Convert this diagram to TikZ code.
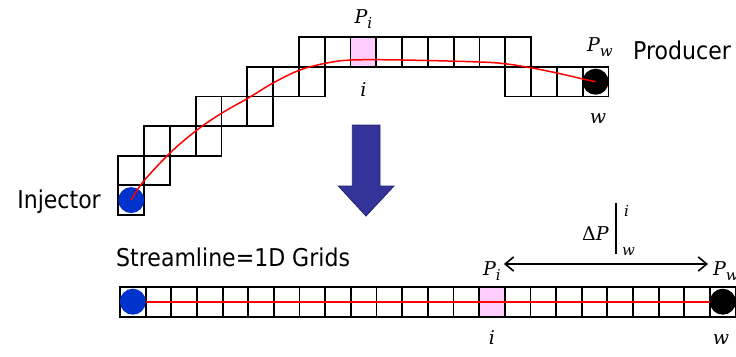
\documentclass[tikz,border=0pt]{standalone}
\usepackage{fontspec}
\newfontfamily\labfont{DejaVu Sans}[FakeStretch=0.9]
\newfontfamily\labserif{DejaVu Serif}
\usepackage{tikz}
\usetikzlibrary{positioning,arrows.meta}
\definecolor{injblue}{RGB}{0,51,204}
\definecolor{cellpink}{RGB}{255,204,255}
\definecolor{arrowblue}{RGB}{51,51,153}
\definecolor{arrowedge}{RGB}{36,36,110}
\newcommand{\cw}{25.8}
\newcommand{\ch}{29.6}
\newcommand{\bw}{25.65}
\newcommand{\lowidx}[1]{\raisebox{-0.28em}{\fontsize{15bp}{16bp}\selectfont #1}}

\begin{document}
\begin{tikzpicture}[
  x=1bp, y=-1bp,
  cell/.style={draw, line width=1.8bp},
  lab/.style={font=\fontsize{24.5bp}{29bp}\labfont, inner sep=0pt},
  mlab/.style={font=\fontsize{19bp}{23bp}\labserif\itshape, inner sep=0pt},
  slab/.style={font=\fontsize{15bp}{17bp}\labserif\itshape, inner sep=0pt},
  well/.style={circle, inner sep=0pt, minimum size=26bp},
  flow/.style={red, line width=1.5bp},
  >={Straight Barb[length=3mm,width=5mm]}
]
\useasboundingbox (0,0) rectangle (736,356);
\fill[cellpink] ({118.3+9*\cw},37.3) rectangle ++(\cw,\ch);
\foreach \c/\r in {0/6,0/5,1/5,1/4,2/4,3/4,3/3,4/3,5/3,5/2,6/2,7/2,15/2,16/2,17/2,18/2}
  \draw[cell] ({118.3+\c*\cw},{37.3+(\r-1)*\ch}) rectangle ++(\cw,\ch);
\foreach \c in {7,...,15}
  \draw[cell] ({118.3+\c*\cw},37.3) rectangle ++(\cw,\ch);
\node[well, fill=injblue] (inj) at ({118.3+0.5*\cw},{37.3+5.5*\ch}) {};
\node[well, fill=black] (prod) at ({118.3+18.5*\cw},{37.3+1.5*\ch}) {};
\draw[flow] plot[smooth, tension=0.6] coordinates {(inj.center) (143,182) (170,153) (197,130) (222,113) (250,97) (273,83) (300,70) (327,63) (352,60) (403,60) (480,62) (507,64) (532,68) (557,73) (583,79) (prod.center)};
\node[mlab] (pi) at ({118.3+9.5*\cw},19) {P\lowidx{i}};
\node[mlab] (itop) at ({118.3+9.5*\cw},90) {i};
\node[mlab] (pw) at (600,47) {P\lowidx{w}};
\node[mlab] (wtop) at (598,119) {w};
\node[lab, anchor=west] (prodlab) at (633,50) {Producer};
\node[lab, anchor=east] (injlab) at (101,202) {Injector};
\draw[arrowedge, line width=0.8bp, fill=arrowblue] (352.3,125) -- (380,125) -- (380,186) -- (394,186) -- (366,216) -- (338.3,186) -- (352.3,186) -- cycle;
\node[lab, anchor=west] (sl) at (116,257) {Streamline=1D Grids};
\fill[cellpink] ({120+14*\bw},286.7) rectangle ++(\bw,30);
\foreach \c in {0,...,23}
  \draw[cell] ({120+\c*\bw},286.7) rectangle ++(\bw,30);
\node[well, fill=injblue] (inj2) at ({120+0.5*\bw},301.7) {};
\node[well, fill=black] (prod2) at ({120+23.5*\bw},301.7) {};
\draw[flow, line width=2.2bp] (inj2) -- (prod2);
\node[mlab] (pib) at ({120+14.5*\bw},271) {P\lowidx{i}};
\node[mlab] (ibot) at ({120+14.5*\bw},338) {i};
\node[mlab] (pwb) at (726,271) {P\lowidx{w}};
\node[mlab] (wbot) at (721,340) {w};
\node[mlab, anchor=base west] (dp) at (582,240) {{\upshape Δ}P};
\draw[line width=1.3bp] ([xshift=7bp,yshift=30bp]dp.east) -- ([xshift=7bp,yshift=-21bp]dp.east);
\node[slab, anchor=base west] (dpsup) at (624,216) {i};
\node[slab, anchor=base west] (dpsub) at (622,255) {w};
\draw[<->, line width=1.6bp] ([xshift=3bp,yshift=7bp]pib.east) -- ([xshift=-5bp,yshift=7bp]pwb.west);
\end{tikzpicture}
\end{document}
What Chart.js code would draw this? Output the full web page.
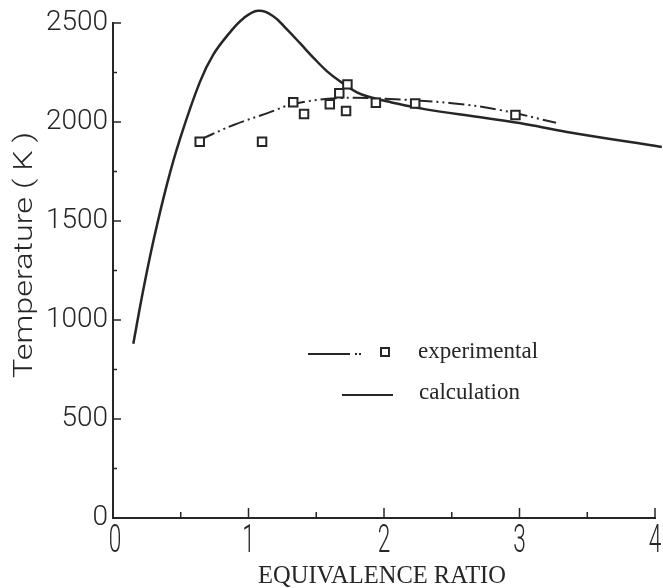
<!DOCTYPE html>
<html lang="en">
<head>
    <meta charset="UTF-8">
    <title>Temperature vs Equivalence Ratio</title>
    <script src="https://cdn.jsdelivr.net/npm/chart.js"></script>
    <style>
        body { margin: 0; background: #fff; }
        #chart-container { width: 663px; height: 588px; position: relative; }
    </style>
</head>
<body>
    <div id="chart-container"><canvas id="tempChart"></canvas></div>

    <script>
        // calculation curve
        const calcX = [0.15, 0.22, 0.30, 0.40, 0.49, 0.64, 0.74, 0.86, 0.96, 1.07, 1.18, 1.28, 1.38, 1.48, 1.58, 1.68, 1.80, 1.90, 2.05, 2.30, 2.70, 3.00, 3.35, 4.05];
        const calcY = [880, 1140, 1405, 1690, 1905, 2200, 2340, 2450, 2522, 2562, 2535, 2470, 2398, 2324, 2256, 2203, 2150, 2125, 2100, 2065, 2025, 1995, 1950, 1874];

        // experimental fit (dash-dot-dot)
        const fitX = [0.64, 0.89, 1.14, 1.33, 1.65, 2.00, 2.50, 2.86, 3.27];
        const fitY = [1910, 1985, 2045, 2090, 2120, 2117, 2095, 2060, 1996];

        // experimental points
        const expX = [0.64, 1.10, 1.33, 1.41, 1.60, 1.67, 1.73, 1.72, 1.94, 2.23, 2.97];
        const expY = [1900, 1900, 2100, 2040, 2090, 2145, 2190, 2055, 2097, 2094, 2035];

        const xLabels = ['0', '1', '2', '3', '4'];
        const yLabels = ['0', '500', '1000', '1500', '2000', '2500'];

        const ink = '#262626';
        const toPoints = (xs, ys) => xs.map((x, i) => ({ x: x, y: ys[i] }));

        // inward ticks, narrow x labels, titles and legend
        const extras = {
            id: 'extras',
            afterDraw(chart) {
                const ctx = chart.ctx;
                const xs = chart.scales.x, ys = chart.scales.y;
                const area = chart.chartArea;
                ctx.save();
                ctx.strokeStyle = ink;
                ctx.fillStyle = ink;
                ctx.lineWidth = 1.5;
                for (let v = 0; v <= 2500; v += 250) {
                    const py = ys.getPixelForValue(v);
                    const len = v % 500 === 0 ? 8 : 4;
                    ctx.beginPath(); ctx.moveTo(area.left, py); ctx.lineTo(area.left + len, py); ctx.stroke();
                }
                for (let v = 0; v <= 4; v += 0.5) {
                    const px = xs.getPixelForValue(v);
                    const len = v % 1 === 0 ? 10 : 6;
                    ctx.beginPath(); ctx.moveTo(px, area.bottom); ctx.lineTo(px, area.bottom - len); ctx.stroke();
                }

                // x tick labels, tall and narrow like the scan
                ctx.font = '300 39px Roboto';
                ctx.textAlign = 'center';
                ctx.textBaseline = 'alphabetic';
                xLabels.forEach((lab, i) => {
                    ctx.save();
                    ctx.translate(xs.getPixelForValue(i) + (i === 0 ? 2 : 0), area.bottom + 34);
                    ctx.scale(0.58, 1);
                    ctx.fillText(lab, 0, 0);
                    ctx.restore();
                });

                // y title, stretched like the scan
                ctx.font = '300 26px Roboto';
                ctx.textBaseline = 'middle';
                const yTitle = 'Temperature ( K )';
                const s = 246 / ctx.measureText(yTitle).width;
                ctx.save();
                ctx.translate(25, 255);
                ctx.rotate(-Math.PI / 2);
                ctx.scale(s, 1);
                ctx.fillText(yTitle, 0, 0);
                ctx.restore();

                // x title
                ctx.font = '24.5px "Liberation Serif"';
                ctx.fillText('EQUIVALENCE RATIO', 382, 577);

                // legend
                ctx.lineWidth = 2;
                ctx.beginPath(); ctx.moveTo(308, 354); ctx.lineTo(350, 354); ctx.stroke();
                ctx.fillRect(355, 353, 2, 2);
                ctx.fillRect(359, 353, 2, 2);
                ctx.strokeRect(381, 348, 8, 8);
                ctx.beginPath(); ctx.moveTo(342, 395); ctx.lineTo(393, 395); ctx.stroke();
                ctx.textAlign = 'left';
                ctx.font = '23px "Liberation Serif"';
                ctx.fillText('experimental', 418, 352);
                ctx.fillText('calculation', 419, 393);
                ctx.restore();
            }
        };

        const ctx = document.getElementById('tempChart').getContext('2d');
        new Chart(ctx, {
            data: {
                datasets: [
                    {
                        type: 'scatter', label: 'experimental', data: toPoints(expX, expY),
                        pointStyle: 'rect', pointRadius: 6, borderWidth: 2,
                        borderColor: ink, backgroundColor: '#fff'
                    },
                    {
                        type: 'line', label: 'experimental fit', data: toPoints(fitX, fitY),
                        borderColor: ink, borderWidth: 2, borderDash: [16, 4, 2, 4, 2, 4],
                        pointRadius: 0, tension: 0.4
                    },
                    {
                        type: 'line', label: 'calculation', data: toPoints(calcX, calcY),
                        borderColor: ink, borderWidth: 2.5, pointRadius: 0,
                        tension: 0.4, clip: false
                    }
                ]
            },
            plugins: [extras],
            options: {
                responsive: true,
                maintainAspectRatio: false,
                animation: false,
                layout: { padding: { top: 23, right: 8, left: 0, bottom: 0 } },
                plugins: { legend: { display: false }, tooltip: { enabled: false } },
                scales: {
                    x: {
                        type: 'linear', min: 0, max: 4,
                        afterFit: (scale) => { scale.height = 70; },
                        grid: { drawOnChartArea: false, drawTicks: false },
                        border: { color: ink, width: 2 },
                        ticks: { display: false, stepSize: 1 }
                    },
                    y: {
                        type: 'linear', min: 0, max: 2500,
                        afterFit: (scale) => { scale.width = 113; },
                        grid: { drawOnChartArea: false, drawTicks: false },
                        border: { color: ink, width: 2 },
                        ticks: {
                            stepSize: 500, padding: 5, color: ink,
                            font: { family: 'Roboto', size: 28, weight: 300 },
                            callback: (v) => yLabels[v / 500]
                        }
                    }
                }
            }
        });
    </script>
</body>
</html>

§ Directions: Which lines contain "code"? Copy each of them out.

§ Finished answer:
Convert this diagram to TikZ code.
What Chart.js code would draw this? Output the full web page.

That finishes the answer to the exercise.